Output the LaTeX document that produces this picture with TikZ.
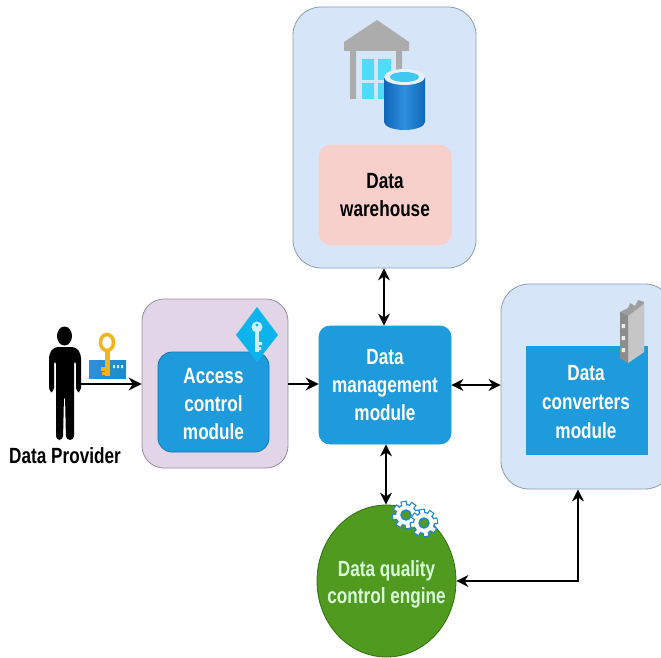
\documentclass[tikz,border=0pt]{standalone}
\usepackage{fontspec}
\setmainfont{Liberation Sans}[FakeStretch=0.78]
\usetikzlibrary{arrows.meta,shapes.geometric,calc}
\definecolor{panelblue}{HTML}{D6E6F8}
\definecolor{paneledge}{HTML}{8C9DB2}
\definecolor{modblue}{HTML}{1E9BDC}
\definecolor{modedge}{HTML}{1577B0}
\definecolor{pinkbox}{HTML}{F7D0CC}
\definecolor{purplebox}{HTML}{E1D5E7}
\definecolor{purpleedge}{HTML}{9A8CA6}
\definecolor{greenball}{HTML}{4F9A1F}
\definecolor{greenedge}{HTML}{2F7008}
\definecolor{keygold}{HTML}{F0B41E}
\definecolor{diamondblue}{HTML}{0DB4EC}
\definecolor{roofgrey}{HTML}{ACACAC}
\definecolor{winblue}{HTML}{4FDCF8}
\definecolor{cylblue}{HTML}{0F66B8}
\definecolor{cyllight}{HTML}{2E8FDE}
\definecolor{gearblue}{HTML}{1E86D0}
\tikzset{
  box/.style={draw=#1,line width=0.8pt,inner sep=0pt,align=center,font=\fontsize{22}{28}\selectfont\bfseries},
  panel/.style={box=paneledge,fill=panelblue,rounded corners=28pt},
  wtext/.style={text=white},
  conn/.style={line width=2pt,draw=black,-{Stealth[length=13pt,width=13pt]}},
  biconn/.style={line width=2pt,draw=black,{Stealth[length=12pt,width=12pt]}-{Stealth[length=12pt,width=12pt]}},
}
\newcommand{\gearicon}[2]{%
  \begin{scope}[shift={(#1,#2)}]
    \foreach \a in {0,45,...,315}
      \filldraw[fill=white,draw=gearblue,line width=1.2pt,rotate=\a+10] (-2.6,-13.5) rectangle (2.6,0);
    \fill[white] (0,0) circle (10.5);
    \draw[gearblue,line width=1.2pt] (0,0) circle (10.5);
    \foreach \a in {0,45,...,315}
      \fill[white,rotate=\a+10] (-1.9,-12.8) rectangle (1.9,-8);
    \fill[greenball,draw=gearblue,line width=1.4pt] (0,0) circle (5);
  \end{scope}}
\begin{document}
\begin{tikzpicture}[x=1pt,y=-1pt]
\useasboundingbox (0,0) rectangle (661,658);
% panels
\node[panel,minimum width=183pt,minimum height=261pt] (whouter) at (384.5,137.5) {};
\node[box=pinkbox,fill=pinkbox,rounded corners=12pt,minimum width=132pt,minimum height=100pt,text=black] (wh) at (385,195) {Data\\warehouse};
\node[box=purpleedge,fill=purplebox,rounded corners=22pt,minimum width=146pt,minimum height=169pt] (acouter) at (215,383.5) {};
\node[box=modedge,fill=modblue,wtext,rounded corners=14pt,minimum width=111pt,minimum height=100pt] (ac) at (213.5,402) {};
\node[wtext,align=center,inner sep=0pt,font=\fontsize{22}{28}\selectfont\bfseries] (actext) at (213.5,404) {Access\\control\\module};
\node[box=modblue,fill=modblue,wtext,rounded corners=11pt,minimum width=132pt,minimum height=118pt] (mg) at (385,385) {Data\\management\\module};
\node[panel,minimum width=172pt,minimum height=205pt] (dcouter) at (587,386.5) {};
\node[box=modblue,fill=modblue,wtext,minimum width=121pt,minimum height=108pt] (dc) at (586.5,400) {};
\node[wtext,align=center,inner sep=0pt,font=\fontsize{22}{29}\selectfont\bfseries] (dctext) at (586,402) {Data\\converters\\module};
\node[ellipse,draw=greenedge,fill=greenball,line width=0.8pt,minimum width=139pt,minimum height=152pt,inner sep=0pt] (dq) at (386.5,581) {};
\node[align=center,inner sep=0pt,text=white!85!green,font=\fontsize{22}{27}\selectfont\bfseries] (dqtext) at (386.5,584) {Data quality\\control engine};
% person
\fill[black] (64.5,336) ellipse (7.5 and 9.5);
\fill[black,rounded corners=4pt] (49,392) -- (49,354) -- (54,347) -- (76,347) -- (81,354) -- (81,392) -- (76,392) -- (76,360) -- (74,360) -- (74,440) -- (66,440) -- (65,395) -- (64,395) -- (63,440) -- (56,440) -- (56,360) -- (54,360) -- (54,392) -- cycle;
\coordinate (hand) at (81,384);
\node[font=\fontsize{22}{24}\selectfont\bfseries,text=black] (prov) at (65,456) {Data Provider};
% key card
\shade[left color=cyllight,right color=modblue!90!black] (89,360) rectangle (126,378);
\fill[white!85!modblue] (113,365) rectangle (115,368) (117,365) rectangle (119,368) (121,365) rectangle (123,368);
\fill[keygold] (104.5,351) rectangle (109.5,376);
\fill[keygold] (101,367) rectangle (105,371) (102,372) rectangle (105,375);
\draw[keygold,line width=3.6pt] (107,342.5) ellipse (6.5 and 8);
% diamond icon
\fill[diamondblue] (257,307) -- (278,335) -- (257,362) -- (236,335) -- cycle;
\fill[white!80!diamondblue] (257,327) circle (5.5);
\fill[white!80!diamondblue] (255,330) rectangle (259,352);
\fill[white!80!diamondblue] (259,342) rectangle (262,345) (259,347) rectangle (261,350);
\fill[diamondblue] (257,325) circle (1.6);
% warehouse icon
\fill[roofgrey] (377,20) -- (409,42) -- (409,51) -- (402,51) -- (402,99) -- (396,99) -- (396,51) -- (356,51) -- (356,99) -- (350,99) -- (350,51) -- (344,51) -- (344,42) -- cycle;
\fill[winblue] (362,59) rectangle (374,80) (378,59) rectangle (391,80) (362,83) rectangle (374,99) (378,83) rectangle (391,99);
\shade[left color=cylblue,right color=cylblue,middle color=cyllight] (384,77) -- (384,122) arc[start angle=180,end angle=0,x radius=20.5,y radius=8] -- (425,77) -- cycle;
\fill[panelblue!60!white] (404.5,77) ellipse (20.5 and 8);
\fill[winblue!70!modblue] (404.5,77) ellipse (14.5 and 5);
% building icon
\fill[gray!75] (620,312) -- (628,308) -- (630,303) -- (635,306) -- (638,300) -- (644,302) -- (644,352) -- (628,363) -- (620,358) -- cycle;
\fill[gray!45] (628,316) -- (644,304) -- (644,352) -- (628,363) -- cycle;
\fill[gray!90] (620,312) -- (628,316) -- (628,363) -- (620,358) -- cycle;
\fill[white!85!gray] (621.5,324) rectangle (625,328) (621.5,336) rectangle (625,340) (621.5,348) rectangle (625,352);
% gears
\gearicon{406}{515}
\gearicon{424}{523}
% connectors
\draw[conn] (hand) -- (acouter.west |- hand);
\draw[conn] (acouter.east |- 0,384) -- (mg.west |- 0,384);
\draw[biconn] (mg.east |- 0,385) -- (dcouter.west |- 0,385);
\draw[biconn] (whouter.south -| 384,0) -- (mg.north -| 384,0);
\draw[biconn] (mg.south -| 386,0) -- (dq.north -| 386,0);
\draw[biconn] (dq.east) -- (578,581) -- (dcouter.south -| 578,0);
\end{tikzpicture}
\end{document}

_____

▸ **Prompt**
Write out the listing above again, exactly, but with no pictures in the copy.

▸ **Problem solution**
Output the LaTeX document that produces this picture with TikZ.
\documentclass[tikz,border=0pt]{standalone}
\usepackage{fontspec}
\setmainfont{Liberation Sans}[FakeStretch=0.78]
\usetikzlibrary{arrows.meta,shapes.geometric,calc}
\definecolor{panelblue}{HTML}{D6E6F8}
\definecolor{paneledge}{HTML}{8C9DB2}
\definecolor{modblue}{HTML}{1E9BDC}
\definecolor{modedge}{HTML}{1577B0}
\definecolor{pinkbox}{HTML}{F7D0CC}
\definecolor{purplebox}{HTML}{E1D5E7}
\definecolor{purpleedge}{HTML}{9A8CA6}
\definecolor{greenball}{HTML}{4F9A1F}
\definecolor{greenedge}{HTML}{2F7008}
\definecolor{keygold}{HTML}{F0B41E}
\definecolor{diamondblue}{HTML}{0DB4EC}
\definecolor{roofgrey}{HTML}{ACACAC}
\definecolor{winblue}{HTML}{4FDCF8}
\definecolor{cylblue}{HTML}{0F66B8}
\definecolor{cyllight}{HTML}{2E8FDE}
\definecolor{gearblue}{HTML}{1E86D0}
\tikzset{
  box/.style={draw=#1,line width=0.8pt,inner sep=0pt,align=center,font=\fontsize{22}{28}\selectfont\bfseries},
  panel/.style={box=paneledge,fill=panelblue,rounded corners=28pt},
  wtext/.style={text=white},
  conn/.style={line width=2pt,draw=black,-{Stealth[length=13pt,width=13pt]}},
  biconn/.style={line width=2pt,draw=black,{Stealth[length=12pt,width=12pt]}-{Stealth[length=12pt,width=12pt]}},
}
\newcommand{\gearicon}[2]{%
  \begin{scope}[shift={(#1,#2)}]
    \foreach \a in {0,45,...,315}
      \filldraw[fill=white,draw=gearblue,line width=1.2pt,rotate=\a+10] (-2.6,-13.5) rectangle (2.6,0);
    \fill[white] (0,0) circle (10.5);
    \draw[gearblue,line width=1.2pt] (0,0) circle (10.5);
    \foreach \a in {0,45,...,315}
      \fill[white,rotate=\a+10] (-1.9,-12.8) rectangle (1.9,-8);
    \fill[greenball,draw=gearblue,line width=1.4pt] (0,0) circle (5);
  \end{scope}}
\begin{document}
\begin{tikzpicture}[x=1pt,y=-1pt]
\useasboundingbox (0,0) rectangle (661,658);
% panels
\node[panel,minimum width=183pt,minimum height=261pt] (whouter) at (384.5,137.5) {};
\node[box=pinkbox,fill=pinkbox,rounded corners=12pt,minimum width=132pt,minimum height=100pt,text=black] (wh) at (385,195) {Data\\warehouse};
\node[box=purpleedge,fill=purplebox,rounded corners=22pt,minimum width=146pt,minimum height=169pt] (acouter) at (215,383.5) {};
\node[box=modedge,fill=modblue,wtext,rounded corners=14pt,minimum width=111pt,minimum height=100pt] (ac) at (213.5,402) {};
\node[wtext,align=center,inner sep=0pt,font=\fontsize{22}{28}\selectfont\bfseries] (actext) at (213.5,404) {Access\\control\\module};
\node[box=modblue,fill=modblue,wtext,rounded corners=11pt,minimum width=132pt,minimum height=118pt] (mg) at (385,385) {Data\\management\\module};
\node[panel,minimum width=172pt,minimum height=205pt] (dcouter) at (587,386.5) {};
\node[box=modblue,fill=modblue,wtext,minimum width=121pt,minimum height=108pt] (dc) at (586.5,400) {};
\node[wtext,align=center,inner sep=0pt,font=\fontsize{22}{29}\selectfont\bfseries] (dctext) at (586,402) {Data\\converters\\module};
\node[ellipse,draw=greenedge,fill=greenball,line width=0.8pt,minimum width=139pt,minimum height=152pt,inner sep=0pt] (dq) at (386.5,581) {};
\node[align=center,inner sep=0pt,text=white!85!green,font=\fontsize{22}{27}\selectfont\bfseries] (dqtext) at (386.5,584) {Data quality\\control engine};
% person
\fill[black] (64.5,336) ellipse (7.5 and 9.5);
\fill[black,rounded corners=4pt] (49,392) -- (49,354) -- (54,347) -- (76,347) -- (81,354) -- (81,392) -- (76,392) -- (76,360) -- (74,360) -- (74,440) -- (66,440) -- (65,395) -- (64,395) -- (63,440) -- (56,440) -- (56,360) -- (54,360) -- (54,392) -- cycle;
\coordinate (hand) at (81,384);
\node[font=\fontsize{22}{24}\selectfont\bfseries,text=black] (prov) at (65,456) {Data Provider};
% key card
\shade[left color=cyllight,right color=modblue!90!black] (89,360) rectangle (126,378);
\fill[white!85!modblue] (113,365) rectangle (115,368) (117,365) rectangle (119,368) (121,365) rectangle (123,368);
\fill[keygold] (104.5,351) rectangle (109.5,376);
\fill[keygold] (101,367) rectangle (105,371) (102,372) rectangle (105,375);
\draw[keygold,line width=3.6pt] (107,342.5) ellipse (6.5 and 8);
% diamond icon
\fill[diamondblue] (257,307) -- (278,335) -- (257,362) -- (236,335) -- cycle;
\fill[white!80!diamondblue] (257,327) circle (5.5);
\fill[white!80!diamondblue] (255,330) rectangle (259,352);
\fill[white!80!diamondblue] (259,342) rectangle (262,345) (259,347) rectangle (261,350);
\fill[diamondblue] (257,325) circle (1.6);
% warehouse icon
\fill[roofgrey] (377,20) -- (409,42) -- (409,51) -- (402,51) -- (402,99) -- (396,99) -- (396,51) -- (356,51) -- (356,99) -- (350,99) -- (350,51) -- (344,51) -- (344,42) -- cycle;
\fill[winblue] (362,59) rectangle (374,80) (378,59) rectangle (391,80) (362,83) rectangle (374,99) (378,83) rectangle (391,99);
\shade[left color=cylblue,right color=cylblue,middle color=cyllight] (384,77) -- (384,122) arc[start angle=180,end angle=0,x radius=20.5,y radius=8] -- (425,77) -- cycle;
\fill[panelblue!60!white] (404.5,77) ellipse (20.5 and 8);
\fill[winblue!70!modblue] (404.5,77) ellipse (14.5 and 5);
% building icon
\fill[gray!75] (620,312) -- (628,308) -- (630,303) -- (635,306) -- (638,300) -- (644,302) -- (644,352) -- (628,363) -- (620,358) -- cycle;
\fill[gray!45] (628,316) -- (644,304) -- (644,352) -- (628,363) -- cycle;
\fill[gray!90] (620,312) -- (628,316) -- (628,363) -- (620,358) -- cycle;
\fill[white!85!gray] (621.5,324) rectangle (625,328) (621.5,336) rectangle (625,340) (621.5,348) rectangle (625,352);
% gears
\gearicon{406}{515}
\gearicon{424}{523}
% connectors
\draw[conn] (hand) -- (acouter.west |- hand);
\draw[conn] (acouter.east |- 0,384) -- (mg.west |- 0,384);
\draw[biconn] (mg.east |- 0,385) -- (dcouter.west |- 0,385);
\draw[biconn] (whouter.south -| 384,0) -- (mg.north -| 384,0);
\draw[biconn] (mg.south -| 386,0) -- (dq.north -| 386,0);
\draw[biconn] (dq.east) -- (578,581) -- (dcouter.south -| 578,0);
\end{tikzpicture}
\end{document}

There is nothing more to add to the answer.